In assessing estimate trends, remember that companies usually guide estimates down 3 to 5% at this time of the year to help put those estimates for the new calendar year at levels likely to be beaten by 3% when reporting time comes. That is why we focus more on the y/y growth rates than beat metrics or ratios. The seasonal trend in 2019E EPS estimates has not been more negative than usual, excluding Energy.
Banks lowered their expectations of Fed hikes to one or none in 2019, but their earnings estimates have not been materially reduced. Healthcare estimates are stable with a slight upward trend. Consumer Discretionary is mixed by industry, but stable overall. Technology was cut, mostly at handsets and semiconductors. Technology EPS growth is now at a low to mid-single-digit rate for 2019, which should allow beats. Industrials are most sensitive to weak commodity prices, slower trade and growth, but estimates remain above ours given good trends at Aerospace and Defense and many Transports.
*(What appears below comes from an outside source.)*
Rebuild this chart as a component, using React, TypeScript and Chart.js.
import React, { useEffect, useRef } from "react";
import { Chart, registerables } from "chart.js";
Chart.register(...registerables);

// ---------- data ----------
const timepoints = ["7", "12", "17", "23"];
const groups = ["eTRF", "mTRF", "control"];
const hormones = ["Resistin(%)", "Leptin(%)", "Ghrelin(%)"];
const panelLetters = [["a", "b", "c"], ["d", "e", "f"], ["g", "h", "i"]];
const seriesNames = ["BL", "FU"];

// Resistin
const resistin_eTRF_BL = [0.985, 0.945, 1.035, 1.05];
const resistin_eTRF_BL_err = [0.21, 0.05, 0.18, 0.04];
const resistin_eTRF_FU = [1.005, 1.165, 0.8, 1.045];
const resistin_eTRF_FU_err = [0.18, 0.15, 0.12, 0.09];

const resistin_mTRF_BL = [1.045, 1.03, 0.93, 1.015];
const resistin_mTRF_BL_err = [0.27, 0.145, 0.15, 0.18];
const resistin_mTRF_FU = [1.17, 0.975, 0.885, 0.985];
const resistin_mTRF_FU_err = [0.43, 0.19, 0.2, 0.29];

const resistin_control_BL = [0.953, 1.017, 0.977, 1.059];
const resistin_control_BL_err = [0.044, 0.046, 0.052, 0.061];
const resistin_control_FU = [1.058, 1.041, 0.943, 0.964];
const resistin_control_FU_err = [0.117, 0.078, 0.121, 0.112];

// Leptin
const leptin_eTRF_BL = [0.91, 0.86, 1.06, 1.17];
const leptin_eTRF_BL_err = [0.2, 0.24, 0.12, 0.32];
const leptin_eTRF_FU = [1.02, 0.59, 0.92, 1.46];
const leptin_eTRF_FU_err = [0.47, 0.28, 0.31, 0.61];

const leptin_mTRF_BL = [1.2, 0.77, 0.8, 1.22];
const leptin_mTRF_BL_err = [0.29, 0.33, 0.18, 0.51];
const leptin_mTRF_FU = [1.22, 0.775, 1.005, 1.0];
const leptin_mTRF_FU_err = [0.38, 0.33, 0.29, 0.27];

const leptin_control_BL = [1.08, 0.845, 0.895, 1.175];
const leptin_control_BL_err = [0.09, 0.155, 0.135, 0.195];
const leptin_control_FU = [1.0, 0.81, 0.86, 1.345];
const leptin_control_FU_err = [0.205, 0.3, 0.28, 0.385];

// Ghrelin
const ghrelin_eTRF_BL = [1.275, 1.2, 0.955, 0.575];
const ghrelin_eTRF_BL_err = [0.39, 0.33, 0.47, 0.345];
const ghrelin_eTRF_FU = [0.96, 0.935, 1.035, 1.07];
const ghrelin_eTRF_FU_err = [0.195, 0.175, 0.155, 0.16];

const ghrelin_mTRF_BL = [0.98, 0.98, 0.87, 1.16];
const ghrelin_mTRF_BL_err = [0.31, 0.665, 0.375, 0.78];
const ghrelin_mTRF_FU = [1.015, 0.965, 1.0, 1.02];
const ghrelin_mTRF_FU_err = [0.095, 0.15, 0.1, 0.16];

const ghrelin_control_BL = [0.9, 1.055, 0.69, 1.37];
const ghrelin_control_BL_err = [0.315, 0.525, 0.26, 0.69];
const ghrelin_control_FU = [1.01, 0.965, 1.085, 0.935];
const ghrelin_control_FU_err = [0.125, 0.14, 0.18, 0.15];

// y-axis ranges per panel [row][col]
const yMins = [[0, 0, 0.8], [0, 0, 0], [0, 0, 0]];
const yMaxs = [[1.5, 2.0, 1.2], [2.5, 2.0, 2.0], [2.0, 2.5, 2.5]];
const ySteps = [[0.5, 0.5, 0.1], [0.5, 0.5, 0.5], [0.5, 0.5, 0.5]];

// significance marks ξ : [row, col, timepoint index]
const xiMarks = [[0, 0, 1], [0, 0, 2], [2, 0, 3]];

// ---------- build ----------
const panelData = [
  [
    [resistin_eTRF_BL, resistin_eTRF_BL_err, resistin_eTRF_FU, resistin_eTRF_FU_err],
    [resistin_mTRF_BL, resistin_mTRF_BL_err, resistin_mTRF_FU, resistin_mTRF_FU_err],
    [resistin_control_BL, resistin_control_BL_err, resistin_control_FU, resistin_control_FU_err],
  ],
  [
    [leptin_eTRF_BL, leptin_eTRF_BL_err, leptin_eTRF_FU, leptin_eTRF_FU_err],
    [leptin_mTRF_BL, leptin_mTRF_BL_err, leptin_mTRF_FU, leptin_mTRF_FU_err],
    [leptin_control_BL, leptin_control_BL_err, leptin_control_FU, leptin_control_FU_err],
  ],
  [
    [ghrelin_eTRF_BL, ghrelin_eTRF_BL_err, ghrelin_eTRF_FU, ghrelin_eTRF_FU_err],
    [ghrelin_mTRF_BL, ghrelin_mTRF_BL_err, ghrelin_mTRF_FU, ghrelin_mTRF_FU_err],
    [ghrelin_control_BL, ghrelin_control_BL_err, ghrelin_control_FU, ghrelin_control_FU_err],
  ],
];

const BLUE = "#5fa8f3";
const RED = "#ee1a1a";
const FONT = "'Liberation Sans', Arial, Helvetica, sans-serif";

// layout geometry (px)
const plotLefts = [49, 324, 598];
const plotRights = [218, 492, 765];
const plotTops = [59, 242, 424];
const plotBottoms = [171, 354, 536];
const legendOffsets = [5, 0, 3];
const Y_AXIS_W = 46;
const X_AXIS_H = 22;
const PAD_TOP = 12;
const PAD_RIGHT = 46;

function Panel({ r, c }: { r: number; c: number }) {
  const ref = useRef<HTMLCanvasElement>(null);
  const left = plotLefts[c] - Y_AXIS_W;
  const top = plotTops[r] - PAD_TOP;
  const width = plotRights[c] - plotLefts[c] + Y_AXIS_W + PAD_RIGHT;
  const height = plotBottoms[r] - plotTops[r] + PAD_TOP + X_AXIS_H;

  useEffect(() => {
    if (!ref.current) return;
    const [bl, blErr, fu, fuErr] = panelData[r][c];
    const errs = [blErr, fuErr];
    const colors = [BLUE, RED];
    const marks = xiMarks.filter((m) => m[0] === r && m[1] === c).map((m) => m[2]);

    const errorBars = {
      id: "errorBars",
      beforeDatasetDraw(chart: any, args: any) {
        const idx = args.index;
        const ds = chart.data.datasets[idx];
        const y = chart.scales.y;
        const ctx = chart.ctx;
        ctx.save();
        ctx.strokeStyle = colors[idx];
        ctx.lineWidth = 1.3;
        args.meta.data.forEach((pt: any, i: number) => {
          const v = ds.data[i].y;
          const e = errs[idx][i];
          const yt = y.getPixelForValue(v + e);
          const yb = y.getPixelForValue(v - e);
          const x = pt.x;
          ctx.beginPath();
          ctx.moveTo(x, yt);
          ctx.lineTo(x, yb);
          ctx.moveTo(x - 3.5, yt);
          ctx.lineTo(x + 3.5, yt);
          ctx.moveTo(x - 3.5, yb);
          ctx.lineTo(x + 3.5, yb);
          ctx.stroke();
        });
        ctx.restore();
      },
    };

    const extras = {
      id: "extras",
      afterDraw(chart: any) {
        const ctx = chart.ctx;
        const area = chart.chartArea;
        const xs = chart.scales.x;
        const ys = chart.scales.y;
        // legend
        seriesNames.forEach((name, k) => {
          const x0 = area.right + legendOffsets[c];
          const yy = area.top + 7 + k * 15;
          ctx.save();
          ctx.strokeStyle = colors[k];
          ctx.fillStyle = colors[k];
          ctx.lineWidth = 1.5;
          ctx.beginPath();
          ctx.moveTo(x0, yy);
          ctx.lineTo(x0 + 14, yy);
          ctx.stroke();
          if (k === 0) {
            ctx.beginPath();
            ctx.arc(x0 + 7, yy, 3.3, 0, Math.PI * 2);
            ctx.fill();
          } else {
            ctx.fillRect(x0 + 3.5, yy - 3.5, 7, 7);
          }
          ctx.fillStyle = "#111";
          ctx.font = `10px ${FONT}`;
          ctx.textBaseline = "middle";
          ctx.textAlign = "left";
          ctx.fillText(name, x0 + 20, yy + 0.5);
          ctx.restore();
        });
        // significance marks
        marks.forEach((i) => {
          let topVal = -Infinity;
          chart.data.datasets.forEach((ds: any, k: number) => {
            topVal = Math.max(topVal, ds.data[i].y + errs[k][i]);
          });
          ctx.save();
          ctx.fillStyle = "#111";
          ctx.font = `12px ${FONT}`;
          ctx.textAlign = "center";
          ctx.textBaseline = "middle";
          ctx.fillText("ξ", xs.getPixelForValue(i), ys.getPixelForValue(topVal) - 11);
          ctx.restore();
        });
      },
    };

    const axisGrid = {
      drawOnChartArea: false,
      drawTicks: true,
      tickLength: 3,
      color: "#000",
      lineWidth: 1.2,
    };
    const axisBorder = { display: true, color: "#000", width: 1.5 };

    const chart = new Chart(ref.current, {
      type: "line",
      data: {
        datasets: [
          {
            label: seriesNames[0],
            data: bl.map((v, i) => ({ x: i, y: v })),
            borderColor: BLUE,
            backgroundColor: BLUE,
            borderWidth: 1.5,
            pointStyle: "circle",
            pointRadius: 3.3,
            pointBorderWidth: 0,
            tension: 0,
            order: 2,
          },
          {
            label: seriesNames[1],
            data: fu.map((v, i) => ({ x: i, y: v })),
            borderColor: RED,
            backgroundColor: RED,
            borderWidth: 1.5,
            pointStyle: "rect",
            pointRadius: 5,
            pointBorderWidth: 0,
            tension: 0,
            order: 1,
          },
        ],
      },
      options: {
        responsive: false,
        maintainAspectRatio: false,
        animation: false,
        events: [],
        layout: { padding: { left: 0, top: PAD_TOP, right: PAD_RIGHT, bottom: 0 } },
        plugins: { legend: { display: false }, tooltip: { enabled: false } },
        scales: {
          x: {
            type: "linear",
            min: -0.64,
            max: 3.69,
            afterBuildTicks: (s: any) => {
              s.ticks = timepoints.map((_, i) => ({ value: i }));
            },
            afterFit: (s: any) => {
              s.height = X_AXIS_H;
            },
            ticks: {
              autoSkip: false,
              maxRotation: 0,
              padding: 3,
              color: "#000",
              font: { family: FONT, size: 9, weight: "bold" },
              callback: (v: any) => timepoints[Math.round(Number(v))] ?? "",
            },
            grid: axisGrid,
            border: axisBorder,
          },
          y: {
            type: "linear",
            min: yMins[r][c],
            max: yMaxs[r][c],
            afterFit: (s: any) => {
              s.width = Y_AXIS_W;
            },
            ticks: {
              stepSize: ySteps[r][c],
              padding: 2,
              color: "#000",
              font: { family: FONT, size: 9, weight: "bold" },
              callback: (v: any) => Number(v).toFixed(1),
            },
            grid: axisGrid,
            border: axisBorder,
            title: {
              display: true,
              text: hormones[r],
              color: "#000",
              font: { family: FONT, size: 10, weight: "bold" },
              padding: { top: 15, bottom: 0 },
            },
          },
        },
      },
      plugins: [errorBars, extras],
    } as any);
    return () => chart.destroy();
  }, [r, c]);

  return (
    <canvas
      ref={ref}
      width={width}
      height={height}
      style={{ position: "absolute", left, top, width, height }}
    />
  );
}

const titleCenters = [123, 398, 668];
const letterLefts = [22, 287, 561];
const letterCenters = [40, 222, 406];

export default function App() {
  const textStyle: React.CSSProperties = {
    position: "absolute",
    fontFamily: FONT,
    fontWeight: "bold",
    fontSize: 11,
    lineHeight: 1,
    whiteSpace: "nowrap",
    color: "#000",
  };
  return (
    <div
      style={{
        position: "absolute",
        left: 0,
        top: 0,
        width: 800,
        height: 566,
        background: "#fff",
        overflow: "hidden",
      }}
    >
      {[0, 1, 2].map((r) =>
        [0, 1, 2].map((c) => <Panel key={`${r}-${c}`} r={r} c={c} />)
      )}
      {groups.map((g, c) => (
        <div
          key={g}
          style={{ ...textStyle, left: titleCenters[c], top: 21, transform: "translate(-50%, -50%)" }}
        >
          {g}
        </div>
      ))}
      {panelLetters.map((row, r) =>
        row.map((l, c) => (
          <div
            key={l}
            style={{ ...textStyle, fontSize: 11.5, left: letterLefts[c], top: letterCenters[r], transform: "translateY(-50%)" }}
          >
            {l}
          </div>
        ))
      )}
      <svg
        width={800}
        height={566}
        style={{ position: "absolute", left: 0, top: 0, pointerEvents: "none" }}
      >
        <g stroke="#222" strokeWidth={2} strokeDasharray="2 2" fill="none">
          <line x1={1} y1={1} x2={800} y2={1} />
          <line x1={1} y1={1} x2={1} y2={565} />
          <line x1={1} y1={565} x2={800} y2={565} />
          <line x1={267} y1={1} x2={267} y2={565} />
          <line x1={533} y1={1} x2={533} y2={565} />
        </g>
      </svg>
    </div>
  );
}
The year still has eleven more months to go, but if oil prices stay at current levels through 2019, then Energy earnings are likely down by 15% vs. 2018. Because we are uncertain when West Texas Intermediate (WTI) oil prices rally to 60 USD / barrel (b) we cut our 2019E Energy earnings from 80 billion USD to 65 billion USD. This reduces our 2019E S&P 500 EPS by 2 USD from 172 USD to 170 USD. This is up 4% vs. 2018 or 5.5% ex. Energy.
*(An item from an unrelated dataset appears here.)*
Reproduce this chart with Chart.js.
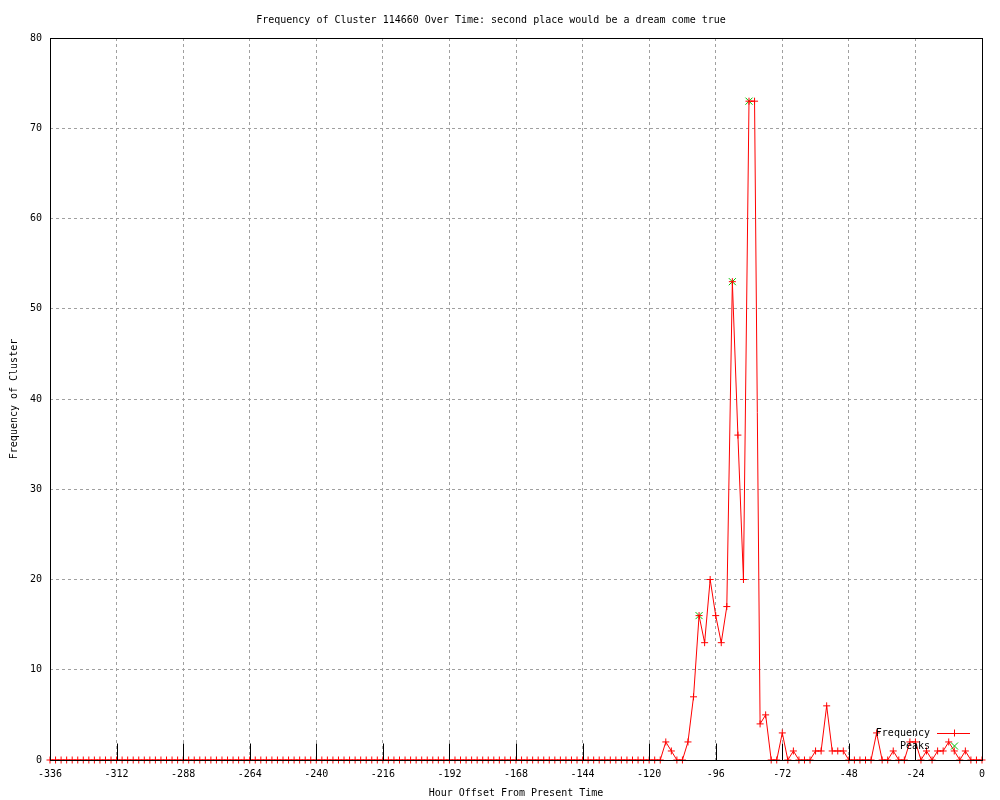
<!DOCTYPE html>
<html><head><meta charset="utf-8">
<script src="https://cdn.jsdelivr.net/npm/chart.js@4/dist/chart.umd.min.js"></script>
<style>html,body{margin:0;padding:0;background:#fff}#wrap{width:1000px;height:800px}canvas{display:block}</style>
</head><body><div id="wrap"><canvas id="c" width="1000" height="800"></canvas></div>
<script>
const chartTitle = "Frequency of Cluster 114660 Over Time: second place would be a dream come true";
const xAxisTitle = "Hour Offset From Present Time";
const yAxisTitle = "Frequency of Cluster";
const seriesNames = ["Frequency", "Peaks"];

const hours = [
  -336,-334,-332,-330,-328,-326,-324,-322,-320,-318,-316,-314,
  -312,-310,-308,-306,-304,-302,-300,-298,-296,-294,-292,-290,
  -288,-286,-284,-282,-280,-278,-276,-274,-272,-270,-268,-266,
  -264,-262,-260,-258,-256,-254,-252,-250,-248,-246,-244,-242,
  -240,-238,-236,-234,-232,-230,-228,-226,-224,-222,-220,-218,
  -216,-214,-212,-210,-208,-206,-204,-202,-200,-198,-196,-194,
  -192,-190,-188,-186,-184,-182,-180,-178,-176,-174,-172,-170,
  -168,-166,-164,-162,-160,-158,-156,-154,-152,-150,-148,-146,
  -144,-142,-140,-138,-136,-134,-132,-130,-128,-126,-124,-122,
  -120,-118,-116,-114,-112,-110,-108,-106,-104,-102,-100,-98,
  -96,-94,-92,-90,-88,-86,-84,-82,-80,-78,-76,-74,
  -72,-70,-68,-66,-64,-62,-60,-58,-56,-54,-52,-50,
  -48,-46,-44,-42,-40,-38,-36,-34,-32,-30,-28,-26,
  -24,-22,-20,-18,-16,-14,-12,-10,-8,-6,-4,-2,
  0
];
const frequency = [
  0,0,0,0,0,0,0,0,0,0,0,0,
  0,0,0,0,0,0,0,0,0,0,0,0,
  0,0,0,0,0,0,0,0,0,0,0,0,
  0,0,0,0,0,0,0,0,0,0,0,0,
  0,0,0,0,0,0,0,0,0,0,0,0,
  0,0,0,0,0,0,0,0,0,0,0,0,
  0,0,0,0,0,0,0,0,0,0,0,0,
  0,0,0,0,0,0,0,0,0,0,0,0,
  0,0,0,0,0,0,0,0,0,0,0,0,
  0,0,0,2,1,0,0,2,7,16,13,20,
  16,13,17,53,36,20,73,73,4,5,0,0,
  3,0,1,0,0,0,1,1,6,1,1,1,
  0,0,0,0,0,3,0,0,1,0,0,2,
  2,0,1,0,1,1,2,1,0,1,0,0,
  0
];
const peakHours = [-102, -90, -84];
const peakValues = [16, 53, 73];
const xTicks = [-336,-312,-288,-264,-240,-216,-192,-168,-144,-120,-96,-72,-48,-24,0];
const yTicks = [0,10,20,30,40,50,60,70,80];

const FONT = "'DejaVu Sans Mono', 'Liberation Mono', monospace";
const RED = '#ff0000';
const GREEN = '#00c000';

const freqData = hours.map((h, i) => ({x: h, y: frequency[i]}));
const peakData = peakHours.map((h, i) => ({x: h, y: peakValues[i]}));

const gnuplotFrame = {
  id: 'gnuplotFrame',
  afterDatasetsDraw(chart) {
    const {ctx, chartArea: a, scales} = chart;
    const L = Math.round(a.left) + 0.5, R = Math.round(a.right) + 0.5;
    const T = Math.round(a.top) + 0.5, B = Math.round(a.bottom) + 0.5;
    ctx.save();
    ctx.strokeStyle = '#000';
    ctx.lineWidth = 1;
    ctx.setLineDash([]);
    ctx.beginPath();
    const xl = 17;
    xTicks.forEach(v => {
      const px = Math.round(scales.x.getPixelForValue(v)) + 0.5;
      ctx.moveTo(px, B); ctx.lineTo(px, B - xl);
    });
    ctx.stroke();
    ctx.strokeRect(L, T, R - L, B - T);
    ctx.restore();
  },
  afterDraw(chart) {
    const {ctx, chartArea: a} = chart;
    ctx.save();
    ctx.font = '10px ' + FONT;
    ctx.fillStyle = '#000';
    ctx.textAlign = 'right';
    ctx.textBaseline = 'middle';
    const tx = a.right - 52;
    const y1 = a.bottom - 27, y2 = a.bottom - 14;
    ctx.fillText(seriesNames[0], tx, y1);
    ctx.fillText(seriesNames[1], tx, y2);
    const sx0 = a.right - 45, sx1 = a.right - 12, mid = Math.round((sx0 + sx1) / 2) + 0.5;
    ctx.strokeStyle = RED; ctx.lineWidth = 1;
    ctx.beginPath();
    ctx.moveTo(sx0, Math.round(y1) + 0.5); ctx.lineTo(sx1, Math.round(y1) + 0.5);
    ctx.moveTo(mid, y1 - 3.5); ctx.lineTo(mid, y1 + 3.5);
    ctx.stroke();
    ctx.strokeStyle = GREEN;
    ctx.beginPath();
    ctx.moveTo(mid - 3.5, y2 - 3.5); ctx.lineTo(mid + 3.5, y2 + 3.5);
    ctx.moveTo(mid + 3.5, y2 - 3.5); ctx.lineTo(mid - 3.5, y2 + 3.5);
    ctx.stroke();
    ctx.restore();
  }
};

const gridColor = (lo, hi) => (c) => (c.tick && (c.tick.value === lo || c.tick.value === hi)) ? 'rgba(0,0,0,0)' : '#a0a0a0';

new Chart(document.getElementById('c'), {
  type: 'line',
  data: {
    datasets: [
      {
        label: seriesNames[1], data: peakData, showLine: false,
        pointStyle: 'crossRot', pointRadius: 5, pointBorderColor: GREEN, pointBorderWidth: 1,
        borderColor: GREEN, backgroundColor: GREEN, clip: false, order: 1
      },
      {
        label: seriesNames[0], data: freqData, borderColor: RED, borderWidth: 1,
        pointStyle: 'cross', pointRadius: 3.5, pointBorderColor: RED, pointBorderWidth: 1,
        backgroundColor: RED, tension: 0, clip: false, order: 0
      }
    ]
  },
  options: {
    responsive: false, animation: false, devicePixelRatio: 1, events: [],
    layout: {padding: {left: 0, right: 18, top: 0, bottom: 0}},
    plugins: {
      legend: {display: false}, tooltip: {enabled: false},
      title: {display: true, text: chartTitle, color: '#000',
        font: {family: FONT, size: 10, weight: 'normal'}, padding: {top: 14, bottom: 12}}
    },
    scales: {
      x: {
        type: 'linear', min: -336, max: 0,
        afterBuildTicks: s => { s.ticks = xTicks.map(v => ({value: v})); },
        afterFit: s => { s.height = 40; },
        ticks: {color: '#000', font: {family: FONT, size: 10}, padding: 8, maxRotation: 0, autoSkip: false,
          callback: v => String(v)},
        grid: {color: gridColor(-336, 0), drawTicks: false, lineWidth: 1},
        border: {display: false, dash: [3, 3]},
        title: {display: true, text: xAxisTitle, color: '#000', font: {family: FONT, size: 10}, padding: {top: 0, bottom: 1}}
      },
      y: {
        type: 'linear', min: 0, max: 80,
        afterBuildTicks: s => { s.ticks = yTicks.map(v => ({value: v})); },
        afterFit: s => { s.width = 50; },
        ticks: {color: '#000', font: {family: FONT, size: 10}, padding: 8, autoSkip: false,
          callback: v => String(v)},
        grid: {color: gridColor(0, 80), drawTicks: false, lineWidth: 1},
        border: {display: false, dash: [3, 3]},
        title: {display: true, text: yAxisTitle, color: '#000', font: {family: FONT, size: 10}, padding: {top: 8, bottom: 0}}
      }
    }
  },
  plugins: [gnuplotFrame]
});
</script>
</body></html>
Because oil prices and Energy earnings are volatile, investors will focus on the sector's normalized earnings; which we still estimate at 80 billion USD. For S&P 500 EPS overall, we think investors will evaluate growth on an ex. Energy basis. This was the case in late 2015 and early 2016. Because the oil price decline is not as severe as in late 2015, and because Energy companies substantially reduced their operating expenses and investment spending from levels then, we think Energy profits will be higher in 2019 than what the sector generated in past quarters with oil prices near these levels. And domestic-centric oil producers have increased their unit volume production. The drop in oil prices should be less of a shock to Materials and Industrials sector earnings in 2019 vs. 2015-2016. Thus, the benefits of lower oil prices to the consumer sectors might produce a net benefit to S&P 500 EPS ex. Energy.
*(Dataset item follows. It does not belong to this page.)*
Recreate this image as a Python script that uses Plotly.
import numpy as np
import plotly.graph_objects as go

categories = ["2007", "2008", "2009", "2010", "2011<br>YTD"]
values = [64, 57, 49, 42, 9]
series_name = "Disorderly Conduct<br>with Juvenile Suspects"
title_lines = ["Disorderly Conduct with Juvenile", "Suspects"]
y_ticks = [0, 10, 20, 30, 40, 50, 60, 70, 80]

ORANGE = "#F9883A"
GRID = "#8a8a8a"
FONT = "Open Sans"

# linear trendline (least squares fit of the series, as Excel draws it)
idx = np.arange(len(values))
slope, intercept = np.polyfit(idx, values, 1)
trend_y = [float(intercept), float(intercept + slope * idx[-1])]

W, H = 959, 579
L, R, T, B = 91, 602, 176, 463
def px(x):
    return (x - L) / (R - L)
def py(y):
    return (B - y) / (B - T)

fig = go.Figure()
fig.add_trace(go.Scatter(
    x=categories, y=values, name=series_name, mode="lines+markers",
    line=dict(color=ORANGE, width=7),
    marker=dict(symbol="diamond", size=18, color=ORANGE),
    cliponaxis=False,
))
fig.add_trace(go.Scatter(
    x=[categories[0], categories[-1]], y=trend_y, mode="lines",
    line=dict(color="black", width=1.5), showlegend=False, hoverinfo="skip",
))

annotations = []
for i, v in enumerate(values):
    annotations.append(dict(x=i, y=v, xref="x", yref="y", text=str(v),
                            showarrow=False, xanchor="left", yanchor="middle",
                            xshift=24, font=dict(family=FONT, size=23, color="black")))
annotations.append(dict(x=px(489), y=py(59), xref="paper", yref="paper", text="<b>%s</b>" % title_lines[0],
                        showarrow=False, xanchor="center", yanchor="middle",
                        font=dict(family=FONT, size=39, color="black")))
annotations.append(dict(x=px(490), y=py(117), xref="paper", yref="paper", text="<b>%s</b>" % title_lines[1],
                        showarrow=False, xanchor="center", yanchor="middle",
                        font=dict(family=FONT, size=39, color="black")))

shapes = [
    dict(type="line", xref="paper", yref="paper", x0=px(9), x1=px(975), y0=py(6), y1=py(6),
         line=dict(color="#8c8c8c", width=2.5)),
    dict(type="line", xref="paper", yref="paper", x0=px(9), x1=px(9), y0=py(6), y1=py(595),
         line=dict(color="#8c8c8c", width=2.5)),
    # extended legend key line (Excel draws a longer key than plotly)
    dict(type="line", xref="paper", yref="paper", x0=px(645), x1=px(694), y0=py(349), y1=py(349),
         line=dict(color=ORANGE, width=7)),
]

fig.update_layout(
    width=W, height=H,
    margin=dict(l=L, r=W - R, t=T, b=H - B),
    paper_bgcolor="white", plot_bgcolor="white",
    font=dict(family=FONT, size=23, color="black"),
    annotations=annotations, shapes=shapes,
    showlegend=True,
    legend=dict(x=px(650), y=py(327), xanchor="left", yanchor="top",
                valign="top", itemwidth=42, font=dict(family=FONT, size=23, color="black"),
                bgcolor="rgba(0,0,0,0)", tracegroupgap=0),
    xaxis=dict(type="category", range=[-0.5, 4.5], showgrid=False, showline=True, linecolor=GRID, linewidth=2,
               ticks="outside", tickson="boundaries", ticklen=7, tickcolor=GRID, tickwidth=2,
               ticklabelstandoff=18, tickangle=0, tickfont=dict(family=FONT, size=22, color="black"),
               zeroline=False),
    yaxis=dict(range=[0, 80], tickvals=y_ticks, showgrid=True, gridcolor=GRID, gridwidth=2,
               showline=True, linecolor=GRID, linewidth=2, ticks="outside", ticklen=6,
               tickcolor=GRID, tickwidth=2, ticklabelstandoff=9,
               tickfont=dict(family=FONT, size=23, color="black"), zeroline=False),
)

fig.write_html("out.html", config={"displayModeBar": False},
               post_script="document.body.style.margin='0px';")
The average S&P 500 price-to-earnings ratio (P/E)since 1960 is 16.1 and since 1985 is 17.7. One way to evaluate an observed P/E is to compare it to a fair steady-state P/E estimate. A steady-state PE is estimated as: one divided by a fair long-term real return on S&P ownership. Since 1960 or 1985, the S&P 500 generally traded with a 15 to 20% premium to its steady-state P/E, which was generally 14 to 16. This premium represents long-term economic-profit growth potential. Right now, the S&P 500 is trading at a 15.9 P/E vs. our fair steady-state P/E estimate of about 18, which is a 12% discount. Our 16.75 P/E target implies a 5 to 10% discount. This discount should close if the risk of recession falls as 2019 unfolds. This would most benefit the P/Es at growth -oriented sectors. Given the recent strong rally, we lower the equity allocation to 65% from 68% and favor growth stocks.